··· DATA EXTRACT ···
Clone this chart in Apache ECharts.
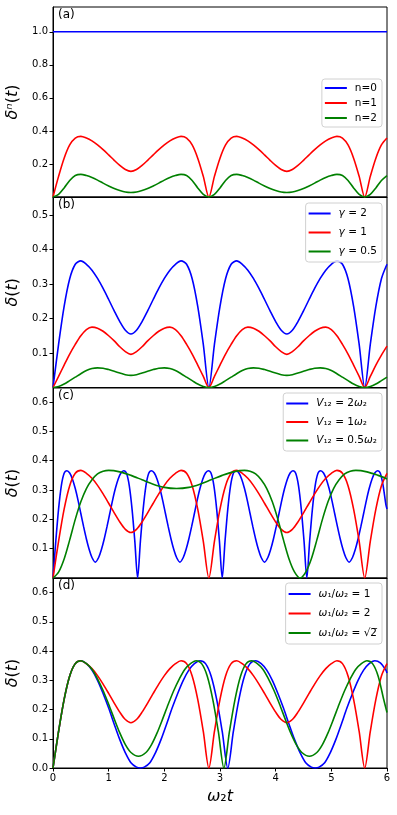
<!DOCTYPE html>
<html>
<head>
<meta charset="utf-8">
<script src="https://cdn.jsdelivr.net/npm/echarts@6/dist/echarts.min.js"></script>
<style>
html, body { margin: 0; padding: 0; background: #fff; }
#chart { width: 397px; height: 815px; }
</style>
</head>
<body>
<div id="chart"></div>
<script>
// time points, step 0.1
var tStep = [0, 0.1, 0.2, 0.3, 0.4, 0.5, 0.6, 0.7, 0.8, 0.9, 1.0, 1.1, 1.2, 1.3, 1.4, 1.5, 1.6, 1.7, 1.8, 1.9, 2.0,
	2.1, 2.2, 2.3, 2.4, 2.5, 2.6, 2.7, 2.8, 2.9, 3.0, 3.1, 3.2, 3.3, 3.4, 3.5, 3.6, 3.7, 3.8, 3.9, 4.0,
	4.1, 4.2, 4.3, 4.4, 4.5, 4.6, 4.7, 4.8, 4.9, 5.0, 5.1, 5.2, 5.3, 5.4, 5.5, 5.6, 5.7, 5.8, 5.9, 6.0];

// (a) n=1 ; same curve as gamma=2, V12=1w2, w1/w2=2
var deltaBase = [0, .125, .235, .315, .357, .367, .357, .34, .316, .287, .255, .222, .191, .166, .155, .166, .191, .222, .255, .287, .316,
	.34, .357, .367, .357, .315, .235, .125, 0, .125, .235, .315, .357, .367, .357, .34, .316, .287, .255, .222, .191,
	.166, .155, .166, .191, .222, .255, .287, .316, .34, .357, .367, .357, .315, .235, .125, 0, .125, .235, .315, .357];
var tN0 = [0, 6];
var deltaN0 = [1, 1];
var deltaN2 = [0, .016, .055, .1, .13, .137, .13, .118, .102, .084, .067, .051, .039, .03, .027, .03, .039, .051, .067, .084, .102,
	.118, .13, .137, .13, .1, .055, .016, 0, .016, .055, .1, .13, .137, .13, .118, .102, .084, .067, .051, .039,
	.03, .027, .03, .039, .051, .067, .084, .102, .118, .13, .137, .13, .1, .055, .016, 0, .016, .055, .1, .13];

// (b) gamma
var deltaG1 = [0, .032, .065, .097, .125, .15, .168, .175, .172, .163, .15, .135, .118, .104, .096, .104, .118, .135, .15, .163, .172,
	.175, .168, .15, .125, .097, .065, .032, 0, .032, .065, .097, .125, .15, .168, .175, .172, .163, .15, .135, .118,
	.104, .096, .104, .118, .135, .15, .163, .172, .175, .168, .15, .125, .097, .065, .032, 0, .032, .065, .094, .12];
var deltaG05 = [0, .003, .01, .02, .03, .04, .049, .055, .057, .056, .052, .047, .042, .037, .035, .037, .042, .047, .052, .056, .057,
	.055, .049, .04, .03, .02, .01, .003, 0, .003, .01, .02, .03, .04, .049, .055, .057, .056, .052, .047, .042,
	.037, .035, .037, .042, .047, .052, .056, .057, .055, .049, .04, .03, .02, .01, .003, 0, .003, .01, .02, .03];

// (c) V12 = 2w2
var tV2 = [0, .05, .1, .15, .2, .25, .3, .35, .4, .45, .5, .55, .6, .65, .7, .76, .82, .87, .92, .97, 1.02, 1.07, 1.12, 1.17, 1.22, 1.27, 1.32, 1.37, 1.42, 1.47, 1.52,
	1.57, 1.62, 1.67, 1.72, 1.77, 1.82, 1.87, 1.92, 1.97, 2.02, 2.07, 2.12, 2.17, 2.22, 2.28, 2.34, 2.39, 2.44, 2.49, 2.54, 2.59, 2.64, 2.69, 2.74, 2.79, 2.84, 2.89, 2.94, 2.99, 3.04,
	3.09, 3.14, 3.19, 3.24, 3.29, 3.34, 3.39, 3.44, 3.49, 3.54, 3.59, 3.64, 3.69, 3.74, 3.8, 3.86, 3.91, 3.96, 4.01, 4.06, 4.11, 4.16, 4.21, 4.26, 4.31, 4.36, 4.41, 4.46, 4.51, 4.56,
	4.61, 4.66, 4.71, 4.76, 4.81, 4.86, 4.91, 4.96, 5.01, 5.06, 5.11, 5.16, 5.21, 5.26, 5.32, 5.38, 5.43, 5.48, 5.53, 5.58, 5.63, 5.68, 5.73, 5.78, 5.83, 5.88, 5.93, 5.98, 6.0];
var deltaV2 = [0, .125, .235, .315, .357, .366, .358, .337, .305, .265, .22, .175, .133, .097, .07, .054, .07, .097, .133, .175, .22, .265, .305, .337, .358, .366, .357, .315, .235, .125, 0,
	.125, .235, .315, .357, .366, .358, .337, .305, .265, .22, .175, .133, .097, .07, .054, .07, .097, .133, .175, .22, .265, .305, .337, .358, .366, .357, .315, .235, .125, 0,
	.125, .235, .315, .357, .366, .358, .337, .305, .265, .22, .175, .133, .097, .07, .054, .07, .097, .133, .175, .22, .265, .305, .337, .358, .366, .357, .315, .235, .125, 0,
	.125, .235, .315, .357, .366, .358, .337, .305, .265, .22, .175, .133, .097, .07, .054, .07, .097, .133, .175, .22, .265, .305, .337, .358, .366, .357, .315, .25, .235];
// (c) V12 = 0.5w2
var tV05 = [0, .1, .2, .3, .4, .5, .6, .7, .8, .9, 1.0, 1.2, 1.4, 1.6, 1.8, 2.0, 2.22, 2.44, 2.64, 2.84, 3.04, 3.24, 3.44, 3.54, 3.64, 3.74, 3.84, 3.94,
	4.04, 4.14, 4.24, 4.34, 4.44, 4.54, 4.64, 4.74, 4.84, 4.94, 5.04, 5.14, 5.24, 5.34, 5.44, 5.64, 5.84, 6.0];
var deltaV05 = [0, .02, .065, .13, .2, .26, .305, .335, .355, .364, .367, .362, .35, .335, .32, .309, .305, .309, .32, .335, .35, .362, .367, .364, .355, .335, .305, .26,
	.2, .13, .065, .02, 0, .02, .065, .13, .2, .26, .305, .335, .355, .364, .367, .362, .35, .338];

// (d) w1/w2 = 1
var tW1 = [0, .1, .2, .3, .4, .5, .6, .7, .8, .9, 1.0, 1.1, 1.2, 1.3, 1.4, 1.5, 1.57, 1.64, 1.74, 1.84, 1.94, 2.04, 2.14, 2.24, 2.34, 2.44, 2.54, 2.64, 2.74, 2.84, 2.94, 3.04, 3.14,
	3.24, 3.34, 3.44, 3.54, 3.64, 3.74, 3.84, 3.94, 4.04, 4.14, 4.24, 4.34, 4.44, 4.54, 4.64, 4.71, 4.78, 4.88, 4.98, 5.08, 5.18, 5.28, 5.38, 5.48, 5.58, 5.68, 5.78, 5.88, 5.98, 6.0];
var deltaW1 = [0, .125, .235, .315, .357, .367, .357, .335, .3, .255, .205, .15, .097, .052, .018, .003, 0, .003, .018, .052, .097, .15, .205, .255, .3, .335, .357, .367, .357, .315, .235, .125, 0,
	.125, .235, .315, .357, .367, .357, .335, .3, .255, .205, .15, .097, .052, .018, .003, 0, .003, .018, .052, .097, .15, .205, .255, .3, .335, .357, .367, .36, .335, .325];
// (d) w1/w2 = sqrt(2)
var tWs = [0, .1, .2, .3, .4, .5, .6, .7, .8, .9, 1.0, 1.1, 1.2, 1.3, 1.4, 1.535, 1.67, 1.77, 1.87, 1.97, 2.07, 2.17, 2.27, 2.37, 2.47, 2.57, 2.67, 2.77, 2.87, 2.97, 3.07,
	3.17, 3.27, 3.37, 3.47, 3.57, 3.67, 3.77, 3.87, 3.97, 4.07, 4.17, 4.27, 4.37, 4.47, 4.605, 4.74, 4.84, 4.94, 5.04, 5.14, 5.24, 5.34, 5.44, 5.54, 5.64, 5.74, 5.84, 5.94, 6.0];
var deltaWs = [0, .125, .235, .315, .357, .367, .357, .338, .305, .265, .218, .168, .12, .08, .053, .04, .053, .08, .12, .168, .218, .265, .305, .338, .357, .367, .357, .315, .235, .125, 0,
	.125, .235, .315, .357, .367, .357, .338, .305, .265, .218, .168, .12, .08, .053, .04, .053, .08, .12, .168, .218, .265, .305, .338, .357, .367, .357, .315, .235, .19];

// axis ticks
var xTicks = [0, 1, 2, 3, 4, 5, 6];
var yTicksA = [0.2, 0.4, 0.6, 0.8, 1.0];
var yTicksB = [0.1, 0.2, 0.3, 0.4, 0.5];
var yTicksC = [0.1, 0.2, 0.3, 0.4, 0.5, 0.6];
var yTicksD = [0.0, 0.1, 0.2, 0.3, 0.4, 0.5, 0.6];
var yMax = [1.15, 0.552, 0.648, 0.65];

var panelTags = ['(a)', '(b)', '(c)', '(d)'];
var yNames = ['{i|δⁿ}({i|t})', '{i|δ}({i|t})', '{i|δ}({i|t})', '{i|δ}({i|t})'];
var namesA = ['n=0', 'n=1', 'n=2'];
var namesB = ['γ = 2', 'γ = 1', 'γ = 0.5'];
var namesC = ['V12 = 2w2', 'V12 = 1w2', 'V12 = 0.5w2'];
var namesD = ['w1/w2 = 1', 'w1/w2 = 2', 'w1/w2 = r2'];
var labelText = {
	'γ = 2': '{i|γ} = 2', 'γ = 1': '{i|γ} = 1', 'γ = 0.5': '{i|γ} = 0.5',
	'V12 = 2w2': '{i|V}₁₂ = 2{i|ω}₂', 'V12 = 1w2': '{i|V}₁₂ = 1{i|ω}₂', 'V12 = 0.5w2': '{i|V}₁₂ = 0.5{i|ω}₂',
	'w1/w2 = 1': '{i|ω}₁/{i|ω}₂ = 1', 'w1/w2 = 2': '{i|ω}₁/{i|ω}₂ = 2', 'w1/w2 = r2': '{i|ω}₁/{i|ω}₂ = √2̅'
};

var BLUE = '#0000ff', RED = '#ff0000', GREEN = '#008000';
var FONT = 'DejaVu Sans';

var chart = echarts.init(document.getElementById('chart'));

function pairs(t, y) {
	return t.map(function (x, i) { return [x, y[i]]; });
}

var gridTops = [7, 197, 388, 578];
var gridHeights = [190, 190.5, 190, 190];
var grids = [], xAxes = [], yAxes = [], titles = [];
var yTickSets = [yTicksA, yTicksB, yTicksC, yTicksD];

for (var k = 0; k < 4; k++) {
	grids.push({left: 53, right: 10, top: gridTops[k], height: gridHeights[k], show: true,
		containLabel: false, outerBoundsMode: 'none',
		borderColor: '#000', borderWidth: 1, backgroundColor: 'transparent'});
	var last = k === 3;
	xAxes.push({
		type: 'value', gridIndex: k, min: 0, max: 6, interval: 1,
		axisLine: {show: true, onZero: false, lineStyle: {color: '#000', width: 1}},
		axisTick: {show: last, length: 3.5, lineStyle: {color: '#000'}},
		axisLabel: {show: last, fontSize: 10, color: '#000', margin: 5, fontFamily: FONT},
		splitLine: {show: false},
		name: last ? '{i|ω}₂{i|t}' : '',
		nameLocation: 'middle', nameGap: 21,
		nameTextStyle: {fontSize: 16, color: '#000', fontFamily: FONT,
			rich: {i: {fontStyle: 'italic', fontSize: 16, fontFamily: FONT, color: '#000'}}}
	});
	yAxes.push({
		type: 'value', gridIndex: k, min: 0, max: yMax[k],
		axisLine: {show: true, lineStyle: {color: '#000', width: 1}},
		axisTick: {show: true, length: 3.5, lineStyle: {color: '#000'}, customValues: yTickSets[k]},
		axisLabel: {fontSize: 10, color: '#000', margin: 5, fontFamily: FONT, customValues: yTickSets[k],
			formatter: function (v) { return v.toFixed(1); }},
		splitLine: {show: false},
		name: yNames[k], nameLocation: 'middle', nameGap: 28,
		nameTextStyle: {fontSize: 16, color: '#000', fontFamily: FONT,
			rich: {i: {fontStyle: 'italic', fontSize: 16, fontFamily: FONT, color: '#000'}}}
	});
	titles.push({text: panelTags[k], left: 58, top: gridTops[k] + 2, padding: 0,
		textStyle: {fontSize: 12, fontWeight: 'normal', color: '#000', fontFamily: FONT}});
}

function line(name, idx, data, color) {
	return {
		type: 'line', name: name, xAxisIndex: idx, yAxisIndex: idx, data: data,
		showSymbol: false, smooth: 0.3, animation: false,
		lineStyle: {width: 1.6, color: color}, itemStyle: {color: color}
	};
}

function legendFor(names, top, rowH, gap, pad) {
	return {
		data: names, orient: 'vertical', right: 15, top: top,
		icon: 'rect', itemWidth: 22, itemHeight: 2, itemGap: gap,
		padding: [pad, 5, pad, 3],
		backgroundColor: 'rgba(255,255,255,0.8)', borderColor: '#d0d0d0', borderWidth: 1, borderRadius: 3,
		selectedMode: false,
		formatter: function (n) { return labelText[n] || n; },
		textStyle: {fontSize: 10.5, color: '#000', fontFamily: FONT, lineHeight: rowH, padding: [0, 0, 0, 3],
			rich: {i: {fontStyle: 'italic', fontSize: 10.5, fontFamily: FONT, color: '#000', lineHeight: rowH}}}
	};
}

var option = {
	animation: false,
	textStyle: {fontFamily: FONT},
	title: titles,
	grid: grids,
	xAxis: xAxes,
	yAxis: yAxes,
	legend: [
		legendFor(namesA, 79, 12, 3, 3),
		legendFor(namesB, 203, 14, 5, 3.5),
		legendFor(namesC, 393, 14, 4.5, 3.5),
		legendFor(namesD, 583, 15, 4.5, 3.5)
	],
	series: [
		line(namesA[0], 0, pairs(tN0, deltaN0), BLUE),
		line(namesA[1], 0, pairs(tStep, deltaBase), RED),
		line(namesA[2], 0, pairs(tStep, deltaN2), GREEN),
		line(namesB[0], 1, pairs(tStep, deltaBase), BLUE),
		line(namesB[1], 1, pairs(tStep, deltaG1), RED),
		line(namesB[2], 1, pairs(tStep, deltaG05), GREEN),
		line(namesC[0], 2, pairs(tV2, deltaV2), BLUE),
		line(namesC[1], 2, pairs(tStep, deltaBase), RED),
		line(namesC[2], 2, pairs(tV05, deltaV05), GREEN),
		line(namesD[0], 3, pairs(tW1, deltaW1), BLUE),
		line(namesD[1], 3, pairs(tStep, deltaBase), RED),
		line(namesD[2], 3, pairs(tWs, deltaWs), GREEN)
	]
};
chart.setOption(option);
</script>
</body>
</html>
···
# THE PROBLEM
Give again, word for word, every line from the top of the data through the line with "0, .016, .055, .1, .13];", both ends included, and exclude the pictures.

# RESULT OF THIS EXERCISE
Clone this chart in Apache ECharts.
<!DOCTYPE html>
<html>
<head>
<meta charset="utf-8">
<script src="https://cdn.jsdelivr.net/npm/echarts@6/dist/echarts.min.js"></script>
<style>
html, body { margin: 0; padding: 0; background: #fff; }
#chart { width: 397px; height: 815px; }
</style>
</head>
<body>
<div id="chart"></div>
<script>
// time points, step 0.1
var tStep = [0, 0.1, 0.2, 0.3, 0.4, 0.5, 0.6, 0.7, 0.8, 0.9, 1.0, 1.1, 1.2, 1.3, 1.4, 1.5, 1.6, 1.7, 1.8, 1.9, 2.0,
	2.1, 2.2, 2.3, 2.4, 2.5, 2.6, 2.7, 2.8, 2.9, 3.0, 3.1, 3.2, 3.3, 3.4, 3.5, 3.6, 3.7, 3.8, 3.9, 4.0,
	4.1, 4.2, 4.3, 4.4, 4.5, 4.6, 4.7, 4.8, 4.9, 5.0, 5.1, 5.2, 5.3, 5.4, 5.5, 5.6, 5.7, 5.8, 5.9, 6.0];

// (a) n=1 ; same curve as gamma=2, V12=1w2, w1/w2=2
var deltaBase = [0, .125, .235, .315, .357, .367, .357, .34, .316, .287, .255, .222, .191, .166, .155, .166, .191, .222, .255, .287, .316,
	.34, .357, .367, .357, .315, .235, .125, 0, .125, .235, .315, .357, .367, .357, .34, .316, .287, .255, .222, .191,
	.166, .155, .166, .191, .222, .255, .287, .316, .34, .357, .367, .357, .315, .235, .125, 0, .125, .235, .315, .357];
var tN0 = [0, 6];
var deltaN0 = [1, 1];
var deltaN2 = [0, .016, .055, .1, .13, .137, .13, .118, .102, .084, .067, .051, .039, .03, .027, .03, .039, .051, .067, .084, .102,
	.118, .13, .137, .13, .1, .055, .016, 0, .016, .055, .1, .13, .137, .13, .118, .102, .084, .067, .051, .039,
	.03, .027, .03, .039, .051, .067, .084, .102, .118, .13, .137, .13, .1, .055, .016, 0, .016, .055, .1, .13];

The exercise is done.